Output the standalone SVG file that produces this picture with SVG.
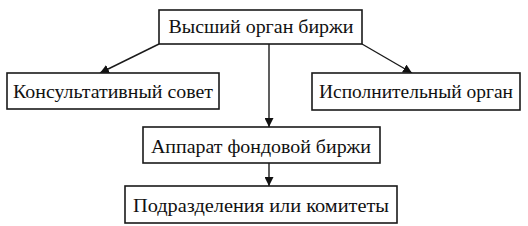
<svg xmlns="http://www.w3.org/2000/svg" width="528" height="226" viewBox="0 0 528 226">
<defs>
<style>
.box{fill:#fff;stroke:#1a1a1a;stroke-width:1.6}
.t{font-family:"Liberation Serif","Times New Roman",serif;font-size:19px;fill:#111;text-anchor:middle}
.c{stroke:#1a1a1a;stroke-width:1.4;fill:none}
</style>
<marker id="ah" viewBox="0 0 10 10" refX="10" refY="5" markerWidth="9" markerHeight="9" markerUnits="userSpaceOnUse" orient="auto">
<path d="M0,0 L10,5 L0,10 z" fill="#111"/>
</marker>
</defs>
<rect width="528" height="226" fill="#fff"/>
<g id="connectors">
<line class="c" x1="159" y1="44" x2="100" y2="73" marker-end="url(#ah)"/>
<line class="c" x1="362" y1="44" x2="412" y2="73" marker-end="url(#ah)"/>
<line class="c" x1="269" y1="44" x2="269" y2="127" marker-end="url(#ah)"/>
<line class="c" x1="269" y1="163" x2="269" y2="186" marker-end="url(#ah)"/>
</g>
<g id="top">
<rect class="box" x="159" y="10" width="203" height="34"/>
<text class="t" x="261" y="33" textLength="185" lengthAdjust="spacingAndGlyphs">Высший орган биржи</text>
</g>
<g id="left">
<rect class="box" x="7" y="73" width="212" height="36"/>
<text class="t" x="113" y="98" textLength="200" lengthAdjust="spacingAndGlyphs">Консультативный совет</text>
</g>
<g id="right">
<rect class="box" x="312" y="73" width="208" height="37"/>
<text class="t" x="416" y="98" textLength="194" lengthAdjust="spacingAndGlyphs">Исполнительный орган</text>
</g>
<g id="apparat">
<rect class="box" x="143" y="127" width="237" height="36"/>
<text class="t" x="261" y="153" textLength="220" lengthAdjust="spacingAndGlyphs">Аппарат фондовой биржи</text>
</g>
<g id="bottom">
<rect class="box" x="125" y="186" width="272" height="37"/>
<text class="t" x="261" y="212" textLength="256" lengthAdjust="spacingAndGlyphs">Подразделения или комитеты</text>
</g>
</svg>
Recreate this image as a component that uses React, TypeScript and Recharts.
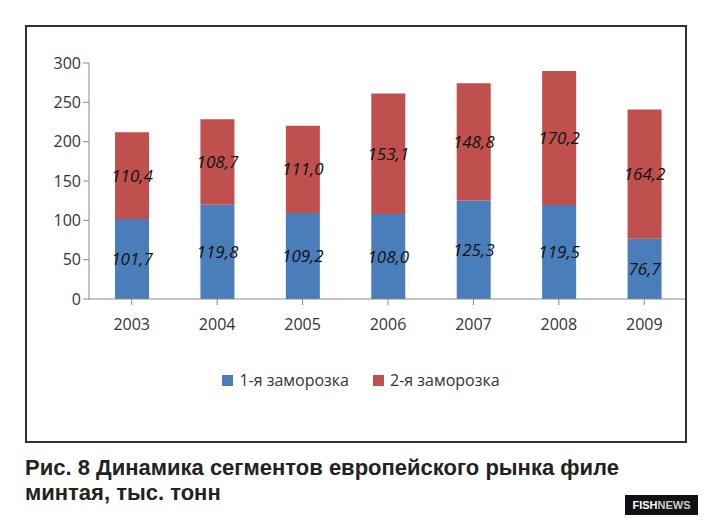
import React from 'react'
import { BarChart, Bar, XAxis, YAxis, CartesianGrid, Legend, LabelList } from 'recharts'

const years = ['2003', '2004', '2005', '2006', '2007', '2008', '2009']
const firstFreeze = [101.7, 119.8, 109.2, 108.0, 125.3, 119.5, 76.7]
const secondFreeze = [110.4, 108.7, 111.0, 153.1, 148.8, 170.2, 164.2]
const yTicks = [0, 50, 100, 150, 200, 250, 300]

const data = years.map((year, i) => ({ year, first: firstFreeze[i], second: secondFreeze[i] }))

const fmt = (v: any) => Number(v).toFixed(1).replace('.', ',')

const labelStyle = { fill: '#111', fontSize: 17, fontStyle: 'italic', fontFamily: 'Open Sans, sans-serif' }

export default function App() {
  return (
    <div style={{ position: 'absolute', left: 0, top: 0, width: 709, height: 525, background: '#fff', fontFamily: 'Open Sans, sans-serif' }}>
      <div style={{ position: 'absolute', left: 25, top: 25, width: 658, height: 414, border: '2px solid #333' }}>
        <BarChart width={658} height={414} data={data} barSize={34} margin={{ top: 36, right: -2, left: 22, bottom: 88 }}>
          <CartesianGrid vertical={false} horizontal={false} />
          <XAxis dataKey="year" height={30} tickLine={{ stroke: '#888' }} axisLine={{ stroke: '#888' }} tick={{ fill: '#333', fontSize: 16 }} tickMargin={14} />
          <YAxis domain={[0, 300]} ticks={yTicks} width={40} tickLine={{ stroke: '#888' }} axisLine={{ stroke: '#888' }} tick={{ fill: '#333', fontSize: 16 }} />
          <Legend
            layout="horizontal"
            verticalAlign="bottom"
            height={24}
            wrapperStyle={{ top: 342, left: 0, width: 658, height: 24 }}
            content={(props: any) => (
              <div style={{ display: 'flex', justifyContent: 'center', gap: 24, paddingLeft: 10 }}>
                {(props.payload || []).map((p: any) => (
                  <span key={p.value} style={{ display: 'flex', alignItems: 'center', gap: 6, color: '#333', fontSize: 16 }}>
                    <span style={{ width: 11, height: 11, background: p.color, display: 'inline-block' }} />
                    {p.value}
                  </span>
                ))}
              </div>
            )}
          />
          <Bar dataKey="first" name="1-я заморозка" stackId="a" fill="#4a7ebb" isAnimationActive={false}>
            <LabelList dataKey="first" position="center" formatter={fmt} style={labelStyle} />
          </Bar>
          <Bar dataKey="second" name="2-я заморозка" stackId="a" fill="#c0504d" isAnimationActive={false}>
            <LabelList dataKey="second" position="center" formatter={fmt} style={labelStyle} />
          </Bar>
        </BarChart>
      </div>
      <div style={{ position: 'absolute', left: 25, top: 455, fontFamily: 'Liberation Sans, Arial, sans-serif', fontWeight: 'bold', fontSize: 22, lineHeight: '25px', color: '#222' }}>
        Рис. 8 Динамика сегментов европейского рынка филе<br />минтая, тыс. тонн
      </div>
      <div style={{ position: 'absolute', left: 625, top: 495, width: 73, height: 20, background: '#111', color: '#fff', fontFamily: 'Liberation Sans, Arial, sans-serif', fontWeight: 'bold', fontSize: 11, lineHeight: '20px', textAlign: 'center' }}>
        FISH<span style={{ color: '#ccc' }}>NEWS</span>
      </div>
    </div>
  )
}
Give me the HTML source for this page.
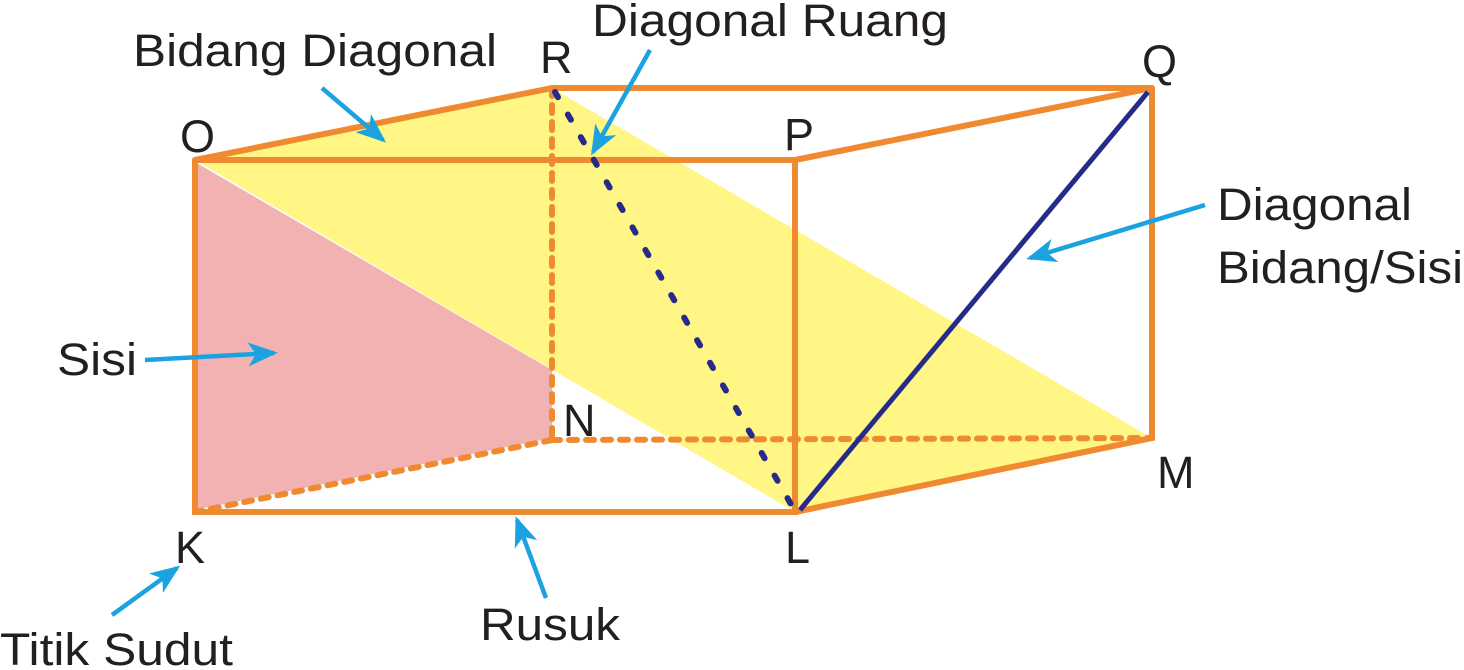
<!DOCTYPE html>
<html><head><meta charset="utf-8"><style>
html,body{margin:0;padding:0;background:#fff}
svg{display:block}
text{font-family:"Liberation Sans",sans-serif;font-size:45px;fill:#231f20}
</style></head><body>
<svg width="1464" height="670" viewBox="0 0 1464 670">
<defs>
<marker id="ah" markerWidth="30" markerHeight="24" refX="26" refY="12" orient="auto" markerUnits="userSpaceOnUse" viewBox="0 0 30 24">
<path d="M0,0 L30,12 L0,24 L8,12 z" fill="#1aa3e0"/>
</marker>
</defs>
<polygon points="195,160 552,88 1152,438 795,512" fill="#fff685"/>
<polygon points="195,162 552,370 552,438 195,510" fill="#f2b2b2"/>
<g stroke="#f08a30" stroke-width="6" fill="none" stroke-linecap="round">
<line x1="552" y1="88" x2="552" y2="440" stroke-dasharray="8,9"/>
<line x1="552" y1="440" x2="195" y2="512" stroke-dasharray="8,9"/>
<line x1="552" y1="440" x2="1152" y2="438" stroke-dasharray="8,9"/>
<polyline points="195,160 795,160 795,512 195,512 195,160"/>
<polyline points="195,160 552,88 1152,88 795,160"/>
<polyline points="1152,88 1152,438 795,512"/>
</g>
<line x1="555" y1="92" x2="792" y2="506" stroke="#262a8a" stroke-width="6" stroke-dasharray="6,20" stroke-linecap="round"/>
<line x1="800" y1="510" x2="1148" y2="92" stroke="#262a8a" stroke-width="5"/>
<g stroke="#1aa3e0" stroke-width="4.5" marker-end="url(#ah)">
<line x1="322" y1="88" x2="383" y2="140"/>
<line x1="650" y1="50" x2="593" y2="152"/>
<line x1="1205" y1="205" x2="1030" y2="258"/>
<line x1="145" y1="360" x2="274" y2="353"/>
<line x1="112" y1="615" x2="177" y2="568"/>
<line x1="546" y1="598" x2="517" y2="520"/>
</g>
<text x="133" y="66" textLength="364" lengthAdjust="spacingAndGlyphs">Bidang Diagonal</text>
<text x="592" y="36" textLength="356" lengthAdjust="spacingAndGlyphs">Diagonal Ruang</text>
<text x="540" y="73">R</text>
<text x="1142" y="77">Q</text>
<text x="180" y="152">O</text>
<text x="784" y="150">P</text>
<text x="1217" y="220" textLength="195" lengthAdjust="spacingAndGlyphs">Diagonal</text>
<text x="1217" y="283" textLength="246" lengthAdjust="spacingAndGlyphs">Bidang/Sisi</text>
<text x="57" y="375" textLength="80" lengthAdjust="spacingAndGlyphs">Sisi</text>
<text x="563" y="436">N</text>
<text x="1157" y="488">M</text>
<text x="175" y="563">K</text>
<text x="785" y="563">L</text>
<text x="0" y="665" textLength="233" lengthAdjust="spacingAndGlyphs">Titik Sudut</text>
<text x="480" y="640" textLength="140" lengthAdjust="spacingAndGlyphs">Rusuk</text>
</svg>
</body></html>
════════════════
■ **TASK GOAL**
Above are records; repeat only the lines from the line with "Recreate this image" through the line with "CartesianGrid, Legend, LabelList", and leave pictures out.

■ **ANSWER TO THE PROBLEM**
Recreate this image as a component that uses React, TypeScript and Recharts.
import React from 'react'
import { BarChart, Bar, XAxis, YAxis, CartesianGrid, Legend, LabelList } from 'recharts'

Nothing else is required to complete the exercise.